Drones Now Deliver Food in New Jersey Suburbs
A three-month pilot program launched in Green Brook, New Jersey, bringing food orders to doorsteps by drone instead of car. Residents within 2.5 miles can now get meals faster without paying extra fees.
Imagine ordering dinner and watching a drone lower your meal into your front yard instead of waiting for a car to pull up. That future just arrived in Green Brook, New Jersey, where Grubhub launched the state's first drone delivery pilot program on March 18.
The three-month test serves residents within 2.5 miles of a Wonder kitchen location that prepares food from 15 different restaurants. The best part? There's no extra charge to choose the drone option over traditional delivery.
Here's what makes this exciting. Drones don't sit in traffic, wait at red lights, or search for parking spots. They fly directly to your location using pre-approved routes, which means your food could arrive noticeably faster than usual.
The technology powering these deliveries comes from Dexa, a company specializing in autonomous systems. These aren't toy drones. They're FAA-certified aircraft built specifically for commercial delivery, complete with secure communication systems and controlled tether drop-offs.
Trained staff carefully package and secure each order before the drone takes off. Customers can track their delivery in real time through the Grubhub app, just like any other order. The only difference is watching your meal descend from the sky instead of a driver walking to your door.

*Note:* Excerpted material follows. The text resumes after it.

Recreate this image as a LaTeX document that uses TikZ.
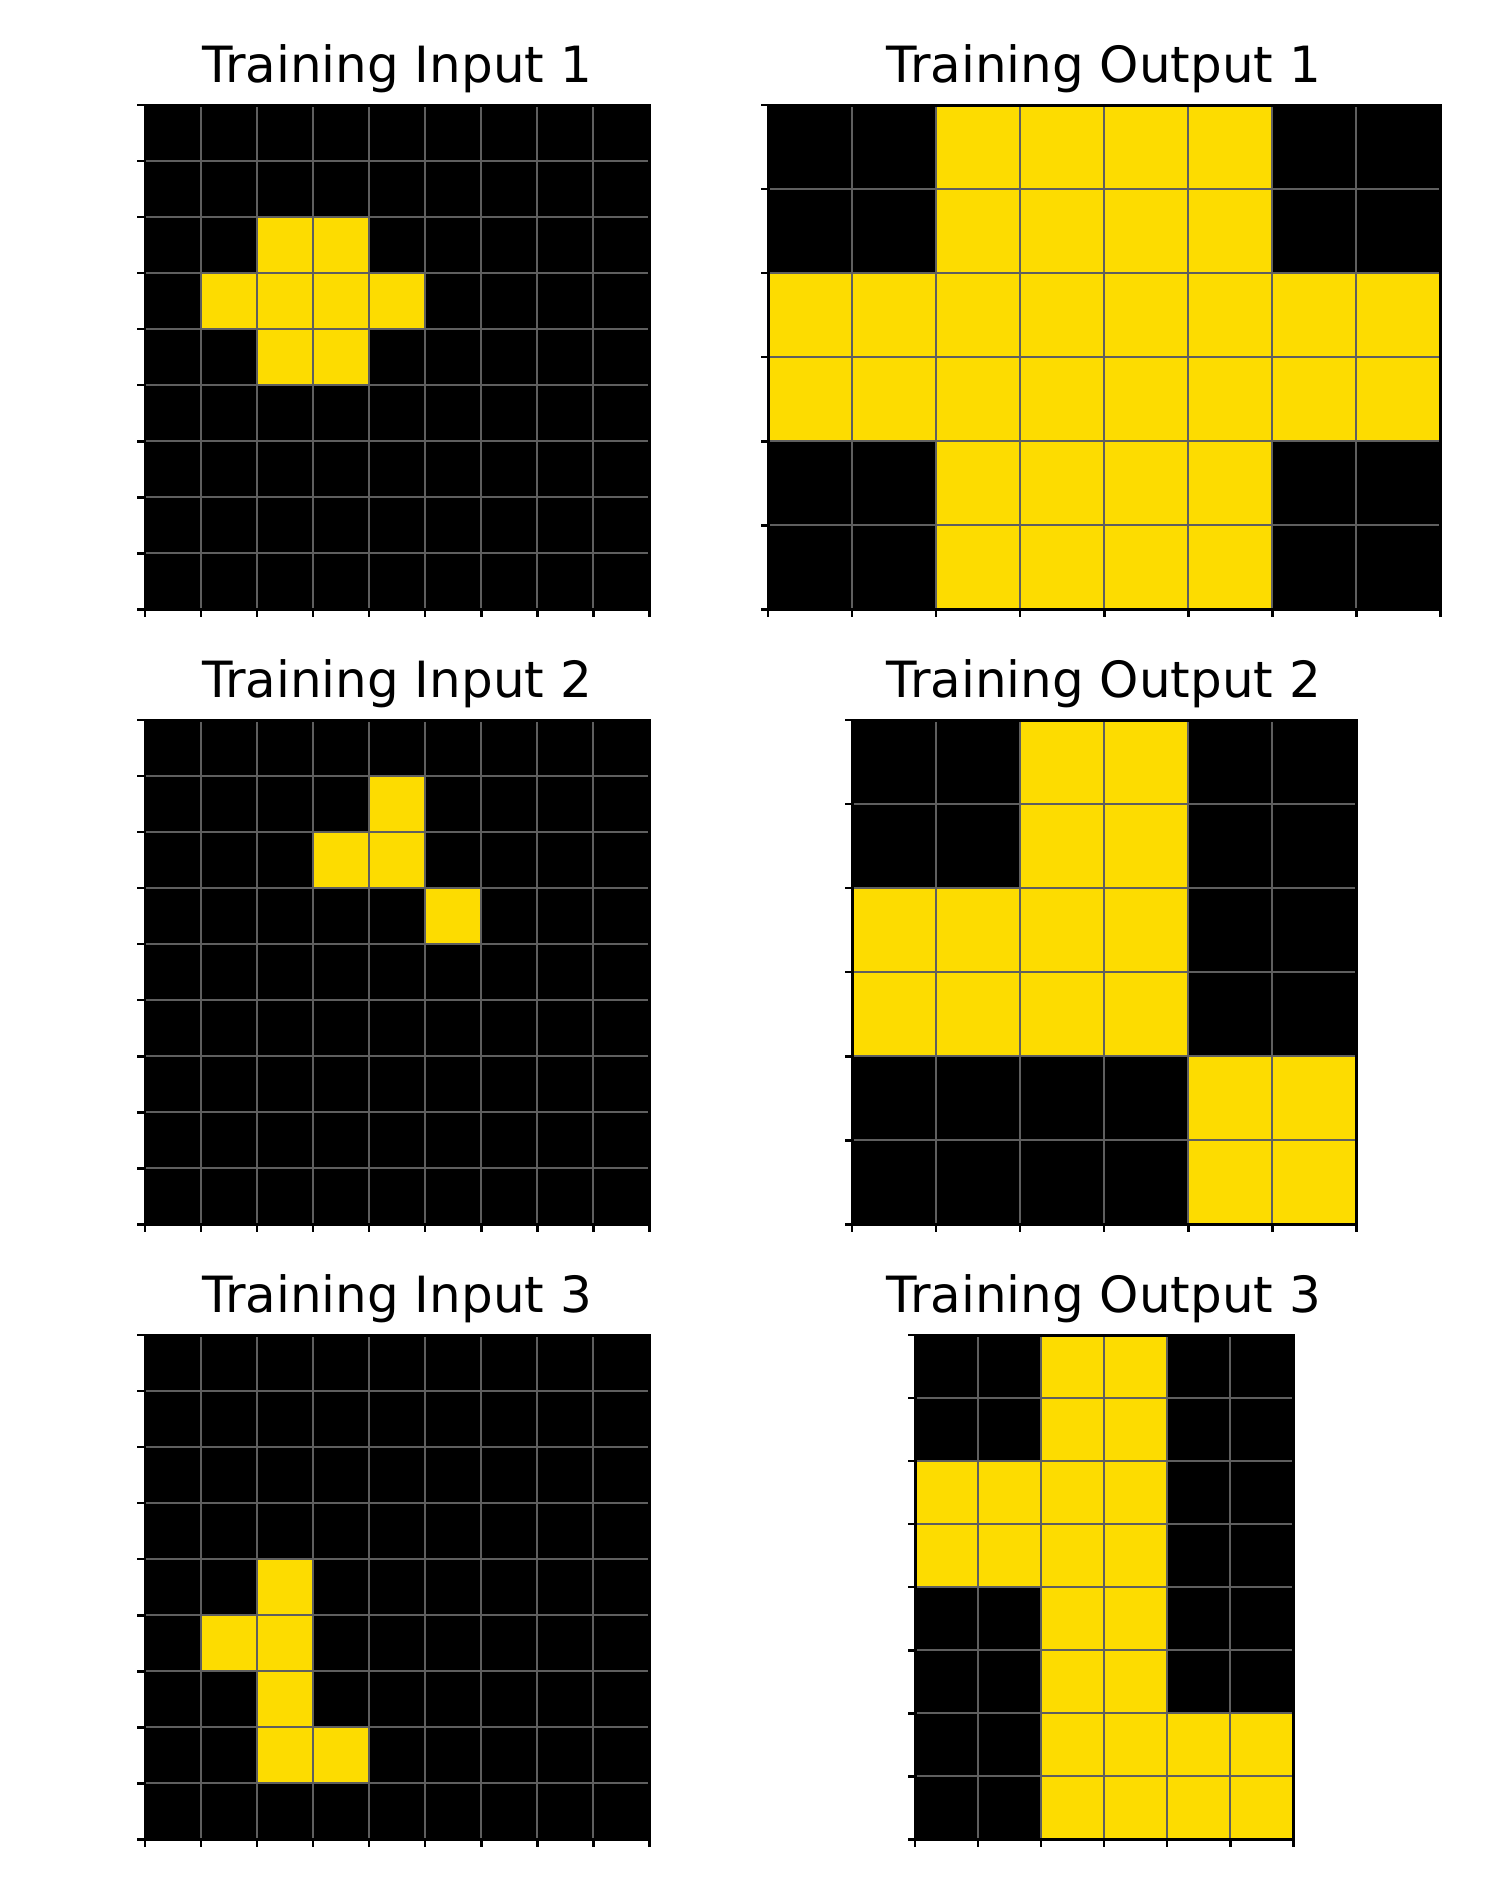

This program builds on tests already happening across the country. Companies like Wing have been running similar pilots in other states, and early adopters love it. One Virginia couple in their 80s has placed over 1,150 drone deliveries since 2019, calling it "one of the funnest things that ever happened to us."
The Ripple Effect
This small pilot program represents something bigger than convenient dinner deliveries. It's testing whether autonomous technology can reliably serve suburban communities while reducing delivery costs and environmental impact.
As more companies explore drone delivery, the lessons learned in Green Brook could shape how millions of Americans receive goods in the future. Success here means faster service, lower emissions from fewer cars on the road, and new possibilities for reaching areas where traditional delivery struggles.
The technology is also opening doors beyond food. The same systems being tested today could eventually deliver medicine, packages, and emergency supplies to people who need them quickly.
Even if you don't live in New Jersey, this test matters because it's helping answer real questions about safety, efficiency, and public acceptance of autonomous delivery.
This three-month program will show whether drone delivery can become a normal part of everyday life, not just a futuristic novelty.